AP Photo/William Regan
AP Photo/William Regan

Former President Bill Clinton asked his wife, then-Secretary of State Hillary Clinton, for permission to accept a paid speaking engagement involving North Korea. He also wanted to invite a suspected Iranian oil business partner to a Clinton event for money.

The North Korea-related request involved Hillary Clinton’s brother Tony Rodham, so Hillary’s top aide agreed to give it special consideration in a “secure” phone call “near a secure line.”

Emails obtained by the group Citizens United show that Bill Clinton’s underlings at the Clinton Foundation routinely conferred with Hillary Clinton’s top aides in planning Bill’s high-dollar international speaking schedule.

“Is it safe to assume USG would have concerns about WJC accepting the attached invitation related to North Korea?” Clinton Foundation director of foreign policy Amitabh Desai wrote to Mills on May 18, 2012 in an email with the subject line “RE: North Korea Invitation.”

“Decline it,” Mills replied.

But Desai wrote back the next month to explain that the North Korea invitation “came from” Hillary’s own brother, Tony Rodham.

“This came via Tony Rodham. So we would be grateful for any specific concerns that we could share, beyond just saying it would be concerning for USG. I’m at [redacted] if you are able to call. Tony is seeing WJC in a couple hours. Thanks and sorry to be a pain,” Desai wrote back on June 9.

Mills agreed to have a “secure” conversation about it, and told Desai that Bill’s “wife knows.”

“If he needs more let him know his wife knows and I am happy to call him secure when he is near a secure line,” Mills wrote to Desai.
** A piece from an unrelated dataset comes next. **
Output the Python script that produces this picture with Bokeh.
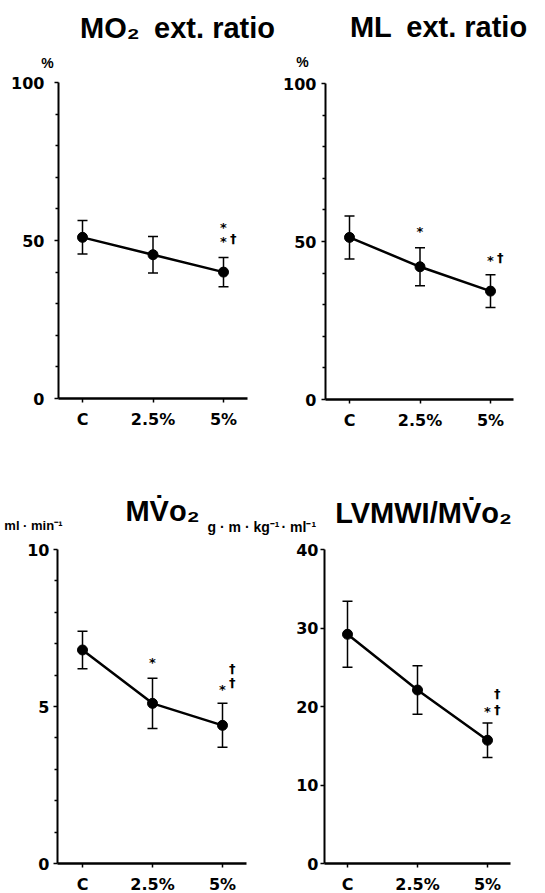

Rodham, a college dropout who allegedly failed to make child support payments, garnered scrutiny in 1999 for entering the hazelnut-growing business in the nation of Georgia with a rival of the Clinton White House’s ally in the country.

The Clinton Foundation also asked Hillary’s inner circle if it could squeeze money out of a suspected Iranian business partner in exchange for his invitation to a Clinton Global Initiative (CGI) event.

“Petronas, the government owned Malaysian oil company, would like to send its CEO Shamsul Azhar bin Abbas to CGI as a paying member. For years they were shipping oil to Iran. Would the CEO attending CGI as a paying member be of concern for USG?,” Desai wrote to Cheryl Mills on August 9, 2012.

Mills seemed interested enough to try to challenge the “shipping oil to Iran” bit.

“Can you check the facts – seems odd they would ship oil to Iran,” Mills replied. “Either way, is your point that they do business without a waiver?”